To reach this, HP is investing heavily in Unison, a new partner communications and ordering platform that gives HP partners a single pane of glass for collecting information about products and services, available resources, training and pricing quotes. Partners will use the same system for accessing the status of available market development funds, product rebates, sales leads and deal registration.
Unison will roll out until August, but partners got a glimpse of the new system at the February HP Global Partner Conference in Las Vegas.
Doug Oathout, the vice president of global marketing for channel partners, alliances and OEMs, is under no illusion about Unison being a quick fix for HP’s operational and performance woes. He sees mechanisms such as consolidated information and ordering systems as pieces of the restoration effort.
When HP talks about building systems, the company is talking about “attached sales,” a concept first promoted by former CEO Mark Hurd in 2007. At the time, Hurd noted HP partners were prolific at selling products, but not at selling interconnected HP products that created systems.

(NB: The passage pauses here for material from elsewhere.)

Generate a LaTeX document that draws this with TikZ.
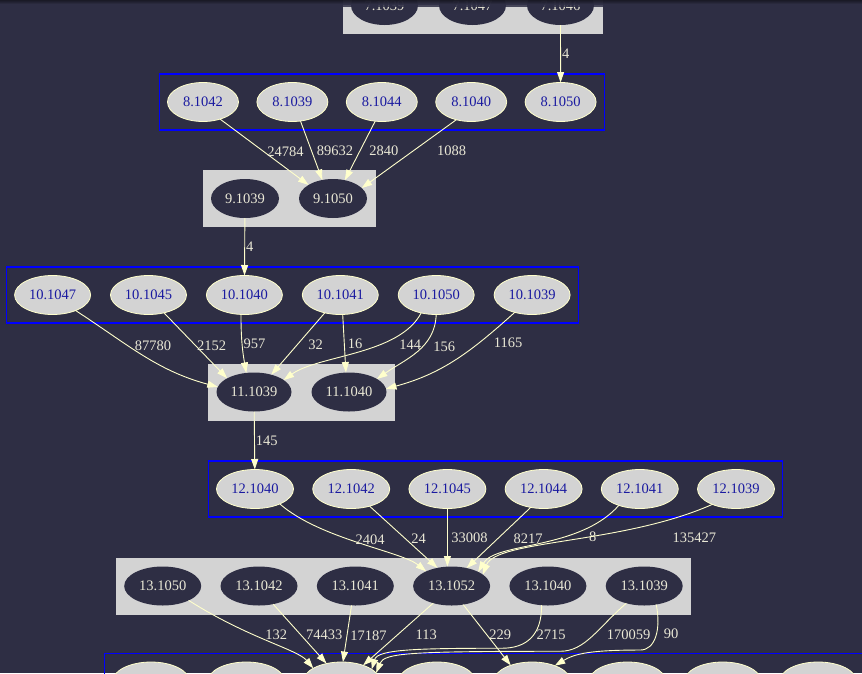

By selling more products per account, Hurd argued HP would gain through decreased cost of sales and by displacing competitors.
Attached sales is a recurring theme in HP’s channel. Last year, HP channel chief Stephen DiFranco made references to the need for HP and its partners to capture more wallet share of mutual customers. HP was trying to stem defections of customers worried about the instability following leadership changes and failed corporate strategies.

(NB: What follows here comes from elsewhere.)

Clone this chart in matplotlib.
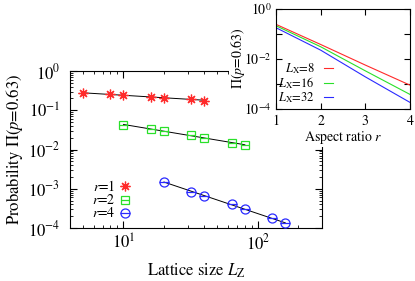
import numpy as np
import matplotlib
matplotlib.use('Agg')
import matplotlib.pyplot as plt
from matplotlib.patches import Rectangle
from matplotlib.ticker import LogLocator, FixedLocator, FixedFormatter, NullLocator, NullFormatter

plt.rcParams['font.family'] = ['STIXGeneral', 'DejaVu Serif']
plt.rcParams['mathtext.fontset'] = 'stix'

# main panel data: lattice size L_Z vs probability
L_r1 = [5, 8, 10, 16, 20, 32, 40]
P_r1 = [0.27, 0.255, 0.245, 0.222, 0.209, 0.19, 0.175]
L_r2 = [10, 16, 20, 32, 40, 64, 80]
P_r2 = [0.042, 0.0333, 0.030, 0.0229, 0.020, 0.0147, 0.013]
L_r4 = [20, 32, 40, 64, 80, 128, 160]
P_r4 = [1.51e-3, 8.4e-4, 6.5e-4, 4.0e-4, 3.05e-4, 1.77e-4, 1.32e-4]

# inset data: aspect ratio r vs probability
ratio = [1, 2, 3, 4]
P_L8 = [0.234, 0.037, 5.6e-3, 8.9e-4]
P_L16 = [0.206, 0.030, 3.3e-3, 3.8e-4]
P_L32 = [0.172, 0.022, 1.9e-3, 1.83e-4]

RED, GREEN, BLUE = '#ff2a2a', '#2ae02a', '#2a2aff'

fig = plt.figure(figsize=(4.15, 2.81), dpi=100)
ax = fig.add_axes([70/415, 1-228/281, 252/415, 157/281], zorder=0)

series = [(L_r1, P_r1, RED, (8, 2, 0), 7, '$r$=1'),
          (L_r2, P_r2, GREEN, 's', 6, '$r$=2'),
          (L_r4, P_r4, BLUE, 'o', 6.5, '$r$=4')]
leg_y = [0.2675, 0.1815, 0.0955]
for (L, P, c, m, ms, lab), ly in zip(series, leg_y):
    # power law fit line
    k, b = np.polyfit(np.log(L), np.log(P), 1)
    xs = np.array([L[0], L[-1]])
    ax.plot(xs, np.exp(b) * xs**k, color='black', lw=0.7, zorder=2)
    ax.plot(L, P, ls='none', marker=m, ms=ms, mfc='none', mec=c, mew=0.9, zorder=3)
    ax.plot(L, P, ls='none', marker='_', ms=ms, mec=c, mew=0.9, zorder=3)
    # legend entry, gnuplot style: right aligned text, sample on the right
    ax.text(0.179, ly, lab, transform=ax.transAxes, ha='right', va='center', fontsize=10)
    ax.plot([0.218], [ly], transform=ax.transAxes, marker=m, ms=ms, mfc='none', mec=c, mew=0.9)
    ax.plot([0.218], [ly], transform=ax.transAxes, marker='_', ms=ms, mec=c, mew=0.9)

ax.set_xscale('log')
ax.set_yscale('log')
ax.set_xlim(4, 300)
ax.set_ylim(1e-4, 1)
ax.xaxis.set_major_locator(FixedLocator([10, 100]))
ax.xaxis.set_major_formatter(FixedFormatter(['$10^1$', '$10^2$']))
ax.xaxis.set_minor_locator(LogLocator(base=10, subs=np.arange(2, 10), numticks=20))
ax.xaxis.set_minor_formatter(NullFormatter())
ax.yaxis.set_major_locator(FixedLocator([1e-4, 1e-3, 1e-2, 1e-1, 1]))
ax.yaxis.set_major_formatter(FixedFormatter(['$10^{-4}$', '$10^{-3}$', '$10^{-2}$', '$10^{-1}$', '$10^0$']))
ax.yaxis.set_minor_locator(LogLocator(base=10, subs=np.arange(2, 10), numticks=20))
ax.yaxis.set_minor_formatter(NullFormatter())
ax.tick_params(which='both', direction='in', top=True, right=True, labelsize=12)
ax.tick_params(which='major', length=5, width=0.8)
ax.tick_params(which='minor', length=2.5, width=0.6)
ax.tick_params(axis='y', pad=7)
ax.tick_params(axis='x', pad=4)
ax.set_xlabel('Lattice size $L_{\\mathrm{Z}}$', fontsize=12, labelpad=6)
ax.set_ylabel('Probability $\\Pi(p$=0.63)', fontsize=12, labelpad=2)

# white backing behind inset (hides the main frame there)
fig.add_artist(Rectangle((229/415, 1-137/281), 1-229/415, 137/281,
                         transform=fig.transFigure, facecolor='white', edgecolor='none', zorder=1))
fig.add_artist(Rectangle((265/415, 1-147/281), 1-265/415, 147/281,
                         transform=fig.transFigure, facecolor='white', edgecolor='none', zorder=1))

ins = fig.add_axes([276/415, 1-109/281, 134/415, 100.5/281], zorder=2)
inset_series = [(P_L8, RED, '$L_{\\mathrm{X}}$=8'),
                (P_L16, GREEN, '$L_{\\mathrm{X}}$=16'),
                (P_L32, BLUE, '$L_{\\mathrm{X}}$=32')]
for (P, c, lab), ly in zip(inset_series, [0.405, 0.26, 0.115]):
    ins.plot(ratio, P, color=c, lw=0.8)
    ins.text(0.291, ly, lab, transform=ins.transAxes, ha='right', va='center', fontsize=9)
    ins.plot([0.358, 0.425], [ly, ly], transform=ins.transAxes, color=c, lw=0.8)
ins.set_yscale('log')
ins.set_xlim(1, 4)
ins.set_ylim(1e-4, 1)
ins.set_xticks([1, 2, 3, 4])
ins.yaxis.set_major_locator(FixedLocator([1e-4, 1e-3, 1e-2, 1e-1, 1]))
ins.yaxis.set_major_formatter(FixedFormatter(['$10^{-4}$', '', '$10^{-2}$', '', '$10^0$']))
ins.yaxis.set_minor_locator(NullLocator())
ins.tick_params(which='both', direction='in', top=True, right=True, labelsize=10, length=4, width=0.8)
ins.tick_params(axis='y', pad=3)
ins.tick_params(axis='x', pad=4)
ins.set_xlabel('Aspect ratio $r$', fontsize=10, labelpad=1)
ins.set_ylabel('$\\Pi(p$=0.63)', fontsize=10, labelpad=-2)

fig.savefig('out.png', dpi=100)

HP may have talked about making business processes easier for partners and customers, but didn’t actually do anything to unify the program. Unison is the attempt to operationalize the attached sales philosophy.
HP is pushing on three fronts to rebuild its stature: cloud computing, security and Big Data. None are built around a single product; they require integrated hardware, software and professional services. Unison, Oathout says, will act as a catalyst for enabling partners to build repeatable practices and product sales around these technology trends.
“Partners need to see the value in the platform,” Oathout said. “If we’re going to change the way we do business, it has to be impactful.”
HP is taking heat from customers, partners and Wall Street investors for its missteps and poor management practices dating back to the summer of 2011. In truth, HP is making steady progress in building logical, sustainable and valuable products and practices that meet current and evolving market needs. Unison could be an invaluable tool in enabling future HP and partner performance.